Funded by Philadelphia Electric Company and Philadelphia Corporation for Aging, the Mixed Media/Found Objects Workshop exposes students to a whole new way of looking at those objects we normally throw away.

 

According to instructors Tara Ostrowski and Eric Abaka of UArts, you can learn a lot when you repurpose materials from their original function. “This type of art says something about society’s consumption and the environment,” Abaka said. “We are so eager to dispose of things without using them to their fullest effect.”

 

In the final class of the workshop on Dec. 3, the students translated an idea into an art project using random found objects.

 

Senior Edi Chapman found new uses from old newspapers.

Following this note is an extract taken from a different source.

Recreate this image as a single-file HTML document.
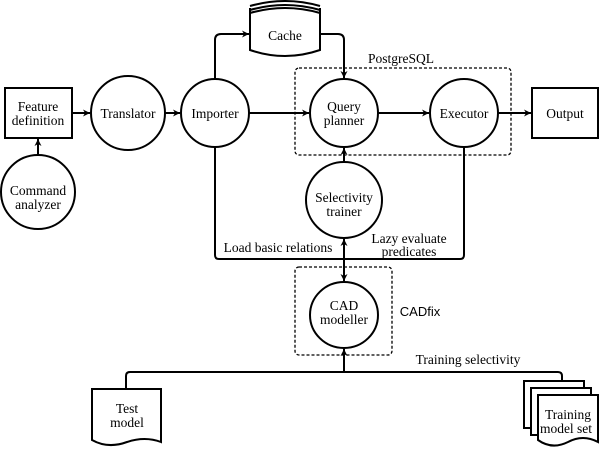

She used paper-mache to create a container decorated with art pictures from a magazine. She will now put cookies in the container and give it to her nephew as a present.

 

Bob Sulken, a retired dentist, surprised himself when he shaped a model car from cardboard.

 

The course hasn’t just been about saving things from the scrap yard, doing the art also has a deeper, more emotional side.

 

Dr. Donald Ford, a veterinarian, constructed an installation showing world hunger. Tree bark became continents, broken crayons were destroyed crops, and discarded game board pieces represented oil tankers and other sources of pollution. Ford found the process cathartic and liberating.

 

“In my profession, I am constrained and have to deal with the problem presented,” he said. “Here, I can be free in my expression and comment on the causes and solutions without constraints.”